Executive Summary
The Problem
User trades introduce short, predictable price shifts within liquidity pools as balances adjust to reflect the new state. These shifts create narrow arbitrage windows that specialized external MEV bots are built to detect with high precision.
By continuously observing on-chain activity and reacting at minimal latency, these bots are able to execute backrun transactions that capitalize on the price movement created by the user swap.
The profits extracted through this process originate from the liquidity present in the pools and pricing inefficiencies introduced by the user’s trade. However, in the current model, none of this value stays within the system that generates it.
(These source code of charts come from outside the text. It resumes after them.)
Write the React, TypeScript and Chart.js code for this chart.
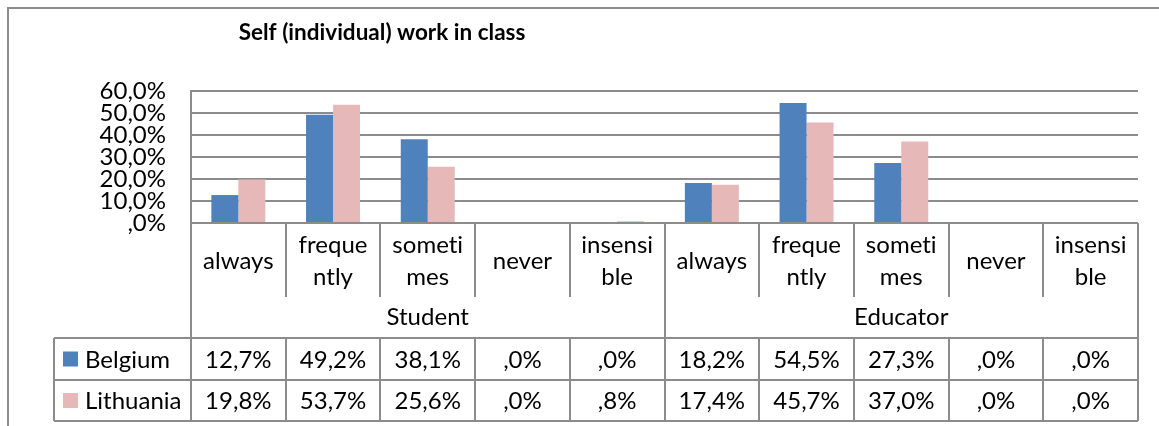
import React, { useEffect, useRef } from "react";
import { Chart, registerables } from "chart.js";

Chart.register(...registerables);

const chartTitle = "Self (individual) work in class";
const groups = ["Student", "Educator"];
const categoryLines = [["always"], ["freque", "ntly"], ["someti", "mes"], ["never"], ["insensi", "ble"]];
const categories = ["always", "frequently", "sometimes", "never", "insensible"];
const seriesNames = ["Belgium", "Lithuania"];
const belgium = [12.7, 49.2, 38.1, 0, 0, 18.2, 54.5, 27.3, 0, 0];
const lithuania = [19.8, 53.7, 25.6, 0, 0.8, 17.4, 45.7, 37.0, 0, 0];
const yTicks = [0, 10, 20, 30, 40, 50, 60];
const colors = ["#4F81BD", "#E6B9B8"];

const FONT = "Lato, 'Liberation Sans', sans-serif";
const GRID = "#8c8c8c";

function fmt(v: number): string {
  let s = v.toFixed(1).replace(".", ",");
  if (s.startsWith("0,")) s = s.slice(1);
  return s + "%";
}

const labels: string[] = [];
groups.forEach((g) => categories.forEach((c) => labels.push(g + " " + c)));

const tablePlugin = {
  id: "excelTable",
  beforeDraw(chart: any) {
    const ctx = chart.ctx;
    ctx.save();
    ctx.fillStyle = "#ffffff";
    ctx.fillRect(0, 0, chart.width, chart.height);
    ctx.strokeStyle = GRID;
    ctx.lineWidth = 2;
    ctx.beginPath();
    ctx.moveTo(8, chart.height);
    ctx.lineTo(8, 8);
    ctx.lineTo(chart.width, 8);
    ctx.stroke();
    ctx.restore();
  },
  afterDraw(chart: any) {
    const ctx = chart.ctx;
    const area = chart.chartArea;
    const x = chart.scales.x;
    const n = labels.length;
    const colW = (area.right - area.left) / n;
    const bound = (k: number) => area.left + k * colW;
    const zeroY = area.bottom;
    const labelBottom = 297;
    const row1 = 338;
    const row2 = 380;
    const row3 = 421;
    const tableLeft = 54;

    ctx.save();
    ctx.strokeStyle = GRID;
    ctx.lineWidth = 2;
    ctx.beginPath();
    for (let k = 0; k <= n; k++) {
      const bx = Math.round(bound(k));
      if (k === 0 || k === n || k === categories.length) {
        ctx.moveTo(bx, zeroY);
        ctx.lineTo(bx, row3);
      } else {
        ctx.moveTo(bx, zeroY);
        ctx.lineTo(bx, labelBottom);
        ctx.moveTo(bx, row1);
        ctx.lineTo(bx, row3);
      }
    }
    [row1, row2, row3].forEach((yy) => {
      ctx.moveTo(tableLeft, yy);
      ctx.lineTo(area.right, yy);
    });
    ctx.moveTo(tableLeft, row1);
    ctx.lineTo(tableLeft, row3);
    ctx.stroke();

    try {
      (ctx as any).letterSpacing = "0.01px";
    } catch (e) {}

    // title
    ctx.fillStyle = "#000000";
    ctx.textAlign = "center";
    ctx.textBaseline = "middle";
    ctx.font = "bold 22.5px " + FONT;
    ctx.fillText(chartTitle, 382, 33);

    // category labels
    ctx.font = "24px " + FONT;
    for (let i = 0; i < n; i++) {
      const cx = x.getPixelForValue(i);
      const lines = categoryLines[i % categories.length];
      if (lines.length === 1) {
        ctx.fillText(lines[0], cx, 261);
      } else {
        ctx.fillText(lines[0], cx, 245);
        ctx.fillText(lines[1], cx, 277);
      }
    }
    // group labels
    groups.forEach((g, gi) => {
      const gx = (bound(gi * categories.length) + bound((gi + 1) * categories.length)) / 2;
      ctx.fillText(g, gx, 317);
    });

    // data table
    const series = [belgium, lithuania];
    const rowCenters = [(row1 + row2) / 2, (row2 + row3) / 2];
    series.forEach((vals, si) => {
      const cy = rowCenters[si];
      ctx.fillStyle = colors[si];
      ctx.fillRect(63, cy - 7.5, 15, 15);
      ctx.fillStyle = "#000000";
      ctx.textAlign = "left";
      ctx.fillText(seriesNames[si], 85, cy + 1);
      ctx.textAlign = "center";
      vals.forEach((v, i) => {
        ctx.fillText(fmt(v), x.getPixelForValue(i), cy + 1);
      });
    });
    ctx.restore();
  },
};

export default function App() {
  const ref = useRef<HTMLCanvasElement | null>(null);
  useEffect(() => {
    if (!ref.current) return;
    const chart = new Chart(ref.current, {
      type: "bar",
      data: {
        labels,
        datasets: [
          {
            label: seriesNames[0],
            data: belgium,
            backgroundColor: colors[0],
            barPercentage: 1,
            categoryPercentage: 0.57,
          },
          {
            label: seriesNames[1],
            data: lithuania,
            backgroundColor: colors[1],
            barPercentage: 1,
            categoryPercentage: 0.57,
          },
        ],
      },
      options: {
        animation: false,
        responsive: false,
        devicePixelRatio: 1,
        layout: { padding: { top: 91, right: 21, bottom: 203, left: 0 } },
        plugins: {
          legend: { display: false },
          title: { display: false },
          tooltip: { enabled: false },
        },
        scales: {
          x: { display: false },
          y: {
            min: 0,
            max: 60,
            afterBuildTicks: (s: any) => {
              s.ticks = yTicks.map((v) => ({ value: v }));
            },
            afterFit: (s: any) => {
              s.width = 191;
            },
            grid: { color: GRID, lineWidth: 2, drawTicks: false },
            border: { display: true, color: GRID, width: 2 },
            ticks: {
              autoSkip: false,
              padding: 25,
              color: "#000000",
              font: { family: FONT, size: 24 },
              callback: (v: any) => fmt(Number(v)),
            },
          },
        },
      },
      plugins: [tablePlugin],
    } as any);
    return () => chart.destroy();
  }, []);
  return (
    <div style={{ position: "absolute", left: 0, top: 0, width: 1159, height: 426 }}>
      <canvas ref={ref} width={1159} height={426} style={{ display: "block" }} />
    </div>
  );
}
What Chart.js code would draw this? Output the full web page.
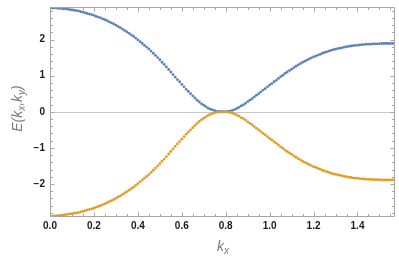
<!DOCTYPE html>
<html>
<head>
<meta charset="utf-8">
<script src="https://cdn.jsdelivr.net/npm/chart.js@4/dist/chart.umd.min.js"></script>
<style>
html,body{margin:0;padding:0;background:#fff;}
canvas{display:block;}
</style>
</head>
<body>
<canvas id="c" width="399" height="257"></canvas>
<script>
// ---- data ----
const kx = [
0.00,0.01,0.02,0.03,0.04,0.05,0.06,0.07,0.08,0.09,
0.10,0.11,0.12,0.13,0.14,0.15,0.16,0.17,0.18,0.19,
0.20,0.21,0.22,0.23,0.24,0.25,0.26,0.27,0.28,0.29,
0.30,0.31,0.32,0.33,0.34,0.35,0.36,0.37,0.38,0.39,
0.40,0.41,0.42,0.43,0.44,0.45,0.46,0.47,0.48,0.49,
0.50,0.51,0.52,0.53,0.54,0.55,0.56,0.57,0.58,0.59,
0.60,0.61,0.62,0.63,0.64,0.65,0.66,0.67,0.68,0.69,
0.70,0.71,0.72,0.73,0.74,0.75,0.76,0.77,0.78,0.79,
0.80,0.81,0.82,0.83,0.84,0.85,0.86,0.87,0.88,0.89,
0.90,0.91,0.92,0.93,0.94,0.95,0.96,0.97,0.98,0.99,
1.00,1.01,1.02,1.03,1.04,1.05,1.06,1.07,1.08,1.09,
1.10,1.11,1.12,1.13,1.14,1.15,1.16,1.17,1.18,1.19,
1.20,1.21,1.22,1.23,1.24,1.25,1.26,1.27,1.28,1.29,
1.30,1.31,1.32,1.33,1.34,1.35,1.36,1.37,1.38,1.39,
1.40,1.41,1.42,1.43,1.44,1.45,1.46,1.47,1.48,1.49,
1.50,1.51,1.52,1.53,1.54,1.55,1.56,1.57];

const upperBand = [
2.87,2.87,2.87,2.87,2.86,2.86,2.85,2.85,2.84,2.83,
2.82,2.81,2.80,2.79,2.77,2.76,2.74,2.72,2.70,2.69,
2.67,2.64,2.62,2.60,2.57,2.55,2.52,2.49,2.46,2.43,
2.40,2.36,2.33,2.29,2.25,2.21,2.17,2.13,2.09,2.04,
1.99,1.94,1.89,1.84,1.79,1.74,1.68,1.62,1.56,1.50,
1.44,1.37,1.31,1.24,1.17,1.10,1.03,0.96,0.89,0.83,
0.76,0.69,0.62,0.56,0.50,0.44,0.38,0.32,0.27,0.22,
0.18,0.14,0.10,0.07,0.05,0.03,0.01,0.01,0.00,0.00,
0.00,0.01,0.02,0.04,0.06,0.09,0.12,0.16,0.19,0.23,
0.28,0.32,0.36,0.41,0.46,0.50,0.55,0.60,0.64,0.69,
0.74,0.78,0.83,0.87,0.92,0.97,1.01,1.06,1.10,1.14,
1.18,1.22,1.26,1.30,1.33,1.37,1.40,1.43,1.46,1.49,
1.52,1.54,1.57,1.59,1.62,1.64,1.66,1.68,1.70,1.72,
1.73,1.75,1.76,1.77,1.79,1.80,1.81,1.82,1.83,1.84,
1.84,1.85,1.86,1.86,1.87,1.87,1.87,1.88,1.88,1.88,
1.88,1.89,1.89,1.89,1.89,1.89,1.89,1.89];

const lowerBand = [
-2.89,-2.89,-2.88,-2.88,-2.87,-2.87,-2.86,-2.85,-2.84,-2.83,
-2.82,-2.81,-2.80,-2.79,-2.77,-2.76,-2.74,-2.72,-2.70,-2.69,
-2.67,-2.64,-2.62,-2.60,-2.57,-2.55,-2.52,-2.49,-2.46,-2.43,
-2.40,-2.36,-2.33,-2.29,-2.25,-2.21,-2.17,-2.13,-2.09,-2.04,
-1.99,-1.94,-1.89,-1.84,-1.79,-1.74,-1.68,-1.62,-1.56,-1.50,
-1.44,-1.37,-1.31,-1.24,-1.17,-1.10,-1.03,-0.96,-0.89,-0.83,
-0.76,-0.69,-0.62,-0.56,-0.50,-0.44,-0.38,-0.32,-0.27,-0.22,
-0.18,-0.14,-0.10,-0.07,-0.05,-0.03,-0.01,-0.01,0.00,0.00,
0.00,-0.01,-0.02,-0.04,-0.06,-0.09,-0.12,-0.16,-0.19,-0.23,
-0.28,-0.32,-0.36,-0.41,-0.46,-0.50,-0.55,-0.60,-0.64,-0.69,
-0.74,-0.78,-0.83,-0.87,-0.92,-0.97,-1.01,-1.06,-1.10,-1.14,
-1.18,-1.22,-1.26,-1.30,-1.33,-1.37,-1.40,-1.43,-1.46,-1.49,
-1.52,-1.54,-1.57,-1.59,-1.62,-1.64,-1.66,-1.68,-1.70,-1.72,
-1.73,-1.75,-1.76,-1.77,-1.79,-1.80,-1.81,-1.82,-1.83,-1.84,
-1.84,-1.85,-1.86,-1.86,-1.87,-1.87,-1.87,-1.88,-1.88,-1.88,
-1.88,-1.89,-1.89,-1.89,-1.89,-1.89,-1.89,-1.89];

const xTicks = [0.0,0.2,0.4,0.6,0.8,1.0,1.2,1.4];
const xMinorTicks = [0.05,0.1,0.15,0.25,0.3,0.35,0.45,0.5,0.55,0.65,0.7,0.75,0.85,0.9,0.95,1.05,1.1,1.15,1.25,1.3,1.35,1.45,1.5,1.55];
const yTicks = [-2,-1,0,1,2];
const yMinorTicks = [-2.8,-2.6,-2.4,-2.2,-1.8,-1.6,-1.4,-1.2,-0.8,-0.6,-0.4,-0.2,0.2,0.4,0.6,0.8,1.2,1.4,1.6,1.8,2.2,2.4,2.6,2.8];
const xRange = [0, 1.5708];
const yRange = [-2.9, 2.9];

// ---- styling ----
const BLUE = '#5e81b5';
const ORANGE = '#e19c24';
const FRAME = '#a6a6a6';
const ZERO = '#c8c8c8';
const FONT = "'Liberation Sans', Arial, sans-serif";

function pts(xs, ys){ return xs.map((x,i)=>({x:x, y:ys[i]})); }

const framePlugin = {
  id: 'frame',
  beforeDatasetsDraw(chart){
    const {ctx, chartArea:a, scales} = chart;
    const y0 = Math.round(scales.y.getPixelForValue(0)) + 0.5;
    ctx.save();
    ctx.strokeStyle = ZERO;
    ctx.lineWidth = 1;
    ctx.beginPath();
    ctx.moveTo(a.left, y0); ctx.lineTo(a.right, y0);
    ctx.stroke();
    ctx.restore();
  },
  afterDatasetsDraw(chart){
    const {ctx, chartArea:a, scales} = chart;
    const xs = scales.x, ys = scales.y;
    ctx.save();
    ctx.strokeStyle = FRAME;
    ctx.lineWidth = 1;
    const L = Math.round(a.left)+0.5, R = Math.round(a.right)-0.5;
    const T = Math.round(a.top)+0.5, B = Math.round(a.bottom)-0.5;
    ctx.beginPath();
    ctx.rect(L, T, R-L, B-T);
    ctx.stroke();
    ctx.beginPath();
    const tickX = (vals, len) => vals.forEach(v => {
      const p = Math.round(xs.getPixelForValue(v)) + 0.5;
      ctx.moveTo(p, B); ctx.lineTo(p, B-len);
      ctx.moveTo(p, T); ctx.lineTo(p, T+len);
    });
    const tickY = (vals, len) => vals.forEach(v => {
      const p = Math.round(ys.getPixelForValue(v)) + 0.5;
      ctx.moveTo(L, p); ctx.lineTo(L+len, p);
      ctx.moveTo(R, p); ctx.lineTo(R-len, p);
    });
    tickX(xTicks, 4); tickX(xMinorTicks, 2.5);
    tickY(yTicks, 4); tickY(yMinorTicks, 2.5);
    ctx.stroke();
    ctx.restore();

    // axis titles with subscripts
    const drawPieces = (pieces, cx, cy, rot) => {
      ctx.save();
      ctx.translate(cx, cy);
      if (rot) ctx.rotate(-Math.PI/2);
      ctx.fillStyle = '#7a7a7a';
      ctx.textBaseline = 'alphabetic';
      ctx.textAlign = 'left';
      let total = 0;
      pieces.forEach(p => { ctx.font = p.f; p.w = ctx.measureText(p.t).width; total += p.w; });
      let x = -total/2;
      pieces.forEach(p => { ctx.font = p.f; ctx.fillText(p.t, x, p.dy); x += p.w; });
      ctx.restore();
    };
    const big = 'italic 14px ' + FONT, small = 'italic 10px ' + FONT;
    drawPieces([
      {t:'E(', f:big, dy:5},
      {t:'k', f:big, dy:5},
      {t:'x', f:small, dy:8},
      {t:',', f:big, dy:5},
      {t:'k', f:big, dy:5},
      {t:'y', f:small, dy:8},
      {t:')', f:big, dy:5}
    ], 17, 108.5, true);
    drawPieces([
      {t:'k', f:big, dy:0},
      {t:'x', f:small, dy:3}
    ], 223, 251, false);
  }
};

new Chart(document.getElementById('c'), {
  type: 'scatter',
  data: {
    datasets: [
      { label:'lower', data: pts(kx, lowerBand), backgroundColor: ORANGE, pointRadius: 1.4, pointBorderWidth: 0, borderWidth: 0, showLine:false },
      { label:'upper', data: pts(kx, upperBand), backgroundColor: BLUE, pointRadius: 1.4, pointBorderWidth: 0, borderWidth: 0, showLine:false }
    ]
  },
  options: {
    responsive: false,
    devicePixelRatio: 1,
    animation: false,
    layout: { padding: { top: 4, right: 3.4, left: 0, bottom: 0 } },
    plugins: { legend: { display:false }, tooltip: { enabled:false } },
    scales: {
      x: {
        type: 'linear', min: xRange[0], max: xRange[1],
        grid: { display:false, drawTicks:false },
        border: { display:false },
        afterBuildTicks: s => { s.ticks = xTicks.map(v => ({value:v})); },
        afterFit: s => { s.height = 40.5; },
        ticks: { padding: 4, color:'#1a1a1a', font:{ family: FONT, size:10, weight:'bold' }, maxRotation:0, autoSkip:false,
                 callback: v => Number(v).toFixed(1) }
      },
      y: {
        type: 'linear', min: yRange[0], max: yRange[1],
        grid: { display:false, drawTicks:false },
        border: { display:false },
        afterBuildTicks: s => { s.ticks = yTicks.map(v => ({value:v})); },
        afterFit: s => { s.width = 50; },
        ticks: { padding: 5, color:'#1a1a1a', font:{ family: FONT, size:10, weight:'bold', lineHeight: 0.4 }, autoSkip:false,
                 callback: v => v < 0 ? '\u2212' + Math.abs(v) : String(v) }
      }
    }
  },
  plugins: [framePlugin]
});
</script>
</body>
</html>
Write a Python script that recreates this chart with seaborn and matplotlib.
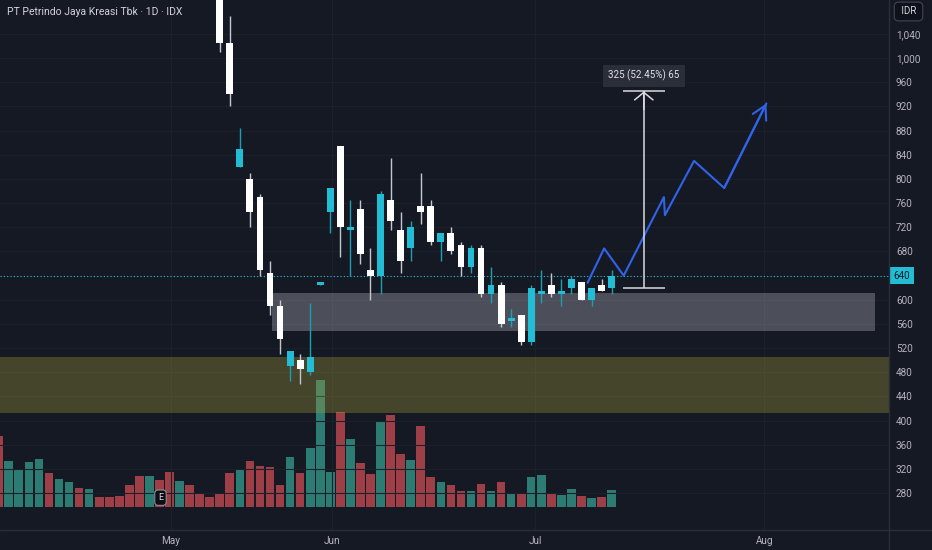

Instead, the MEV generated by user activity is redirected outward and ultimately captured by validators and block builders.
This results in direct economic loss: the exchange creates value through user activity but does not retain it, while external participants capture the full upside.
The Solution
MEV-X Homelander introduces a post-swap on-chain hook that enables internal extraction of arbitrage opportunities generated by user trades. Once integrated, the hook triggers immediately after each swap and initiates our execution layer, which evaluates the updated state and performs the extraction within the same transaction that creates the MEV.
Because the backrun executes atomically inside the originating transaction, the process bypasses the public mempool entirely and removes the relevance of bundles, block-builder competition, and validator-side MEV capture. The opportunity never surfaces externally, and all execution remains confined to the platform’s environment.
The solution operates as a unified workflow: the hook signals the opportunity, and our execution layer completes the capture. All complex tasks such as opportunity detection, routing, and transaction orchestration are handled by our engine, which keeps integration minimal. By consolidating these steps in a controlled environment, the system retains the value generated by user activity without affecting the trading experience or adding operational overhead.
The Value
Internal MEV capture converts what is currently lost to external actors into value that remains within the platform’s economic domain. In the current execution model, the MEV generated by user activity accrues primarily to validators and block builders. With internalization, this value is retained by the platform and can be directed according to its own priorities.
The profit recovered through this process can be allocated across the platform, the user, and the service operating the execution layer, following a distribution model defined at integration time. This establishes a recurring on-chain revenue channel without adding friction to the trading experience or requiring the platform to operate its own MEV infrastructure.
By handling value capture through a coordinated and controlled process, the system increases economic efficiency, aligns stakeholder interests, and reinforces the stability of the liquidity environment.